Is Jesus Christ "red in tooth and claw?"

To ask whether Jesus Christ is “red in tooth and claw” (as Alfred Lord Tennyson described the natural world) is to invite the charge of blasphemy; it suggests an ugly futility of the Incarnation. The intuition that it’s blasphemous to even ask the question should also be enough to reveal our intuitions about the answer, namely, that Christ did not come to perpetuate the violence and savagery of the world but to bear it, expose it, and transform it. Divine judgment and justice do not perpetuate suffering but bring it to an end. This is in keeping with the divine ethos of faith, hope, and charity, which Christ’s body in the Church is commanded and impelled to reflect. Before the fall, there was no death and Christ’s work undoes the fall and death. Biblical revelation therefore does not accord with Dante’s picture of everlasting suffering, but teaches rather that death and suffering are finally finished—not merely relegated to another principality called hell, where demonic torment is given full reign just outside the walls of the Kingdom forever and ever.

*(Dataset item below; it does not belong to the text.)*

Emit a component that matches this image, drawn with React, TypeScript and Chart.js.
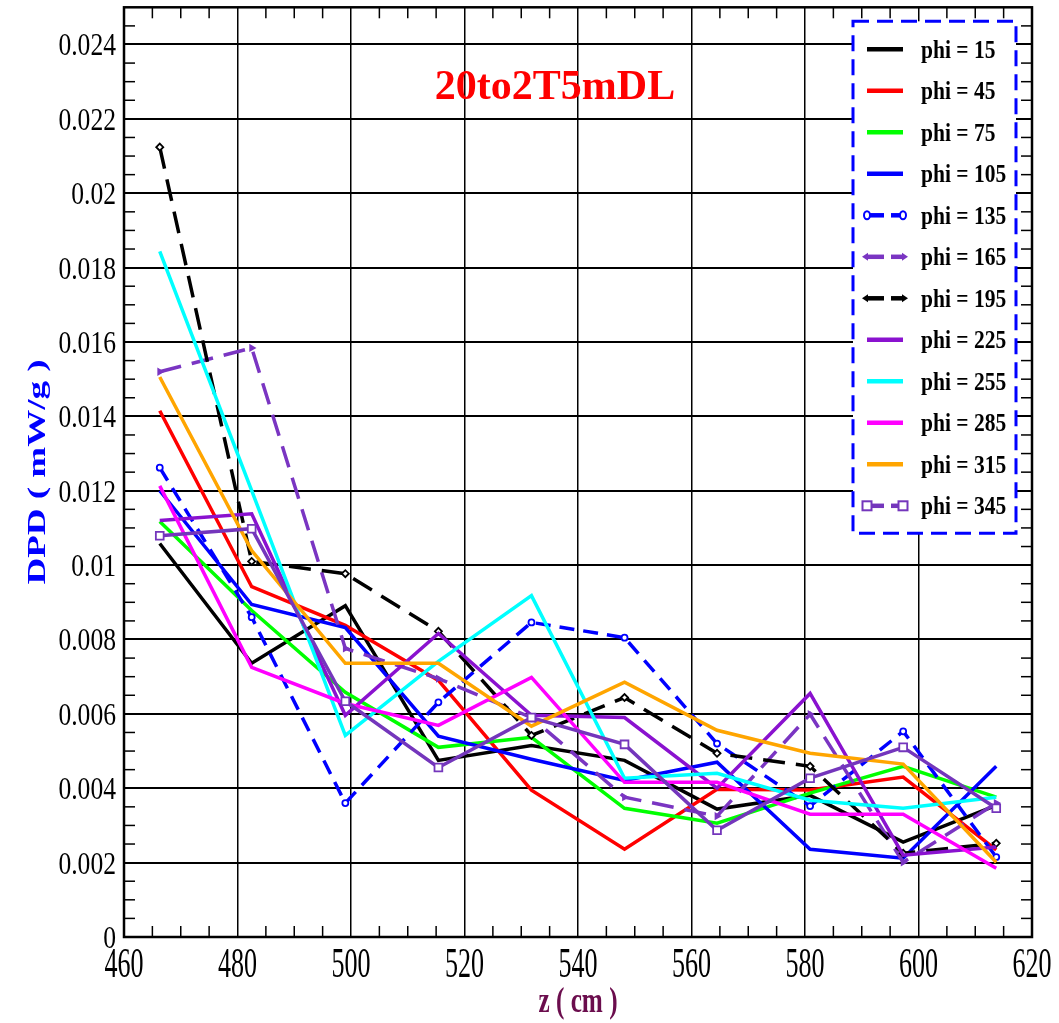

I’ve written more extensively on Camus and Marcel elsewhere but it’s worthwhile to draw attention here to their divergence where, while Camus perceives the conflict between human longing and a world “red in tooth and claw” as one to be faced and resisted, Marcel sees it as a place where faith, hope, and love must break through the walls of isolation and hostility that Camus’s philosophy implicitly erects.

This distinction becomes critical when applied to the violence and oppression inherent in history. If one views Christ through the lens of the absurd—as one might be tempted to do when grappling with the apparent contradictions between Christ’s meekness and the brutality of history—then His suffering becomes little more than a tragic gesture in the face of the world’s unrelenting cruelty. Alienation is impossible in Christ’s kingdom; and absurdity is impossible under the sovereign Lord of history. From Marcel’s perspective, Christ’s suffering is the very key to unraveling the false dichotomy between divine omnipotence and human vulnerability. The cross is not an absurdity to be passively endured or resisted through rebellion; it is the divine encounter that brings a new order into being. The world’s violence, its endless parade of wars, persecutions, and inquisitions, all testify to the reality that human efforts to impose order through force only serve to perpetuate chaos. The history of violence against heretics and the deployment of just war theory as an ad hoc, self-serving, justification for bloodshed must be seen as deep betrayals of Christ’s call to love, mercy, and reconciliation.

In the end, death and suffering are have no place in eternity—neither prior to sin which marred creation, nor after the final judgment upon which all that opposes Christ loses its gift of life and existence. To insist that violence should have a place in the meantime is to take one’s eyes off of these eternal things and off of Christ.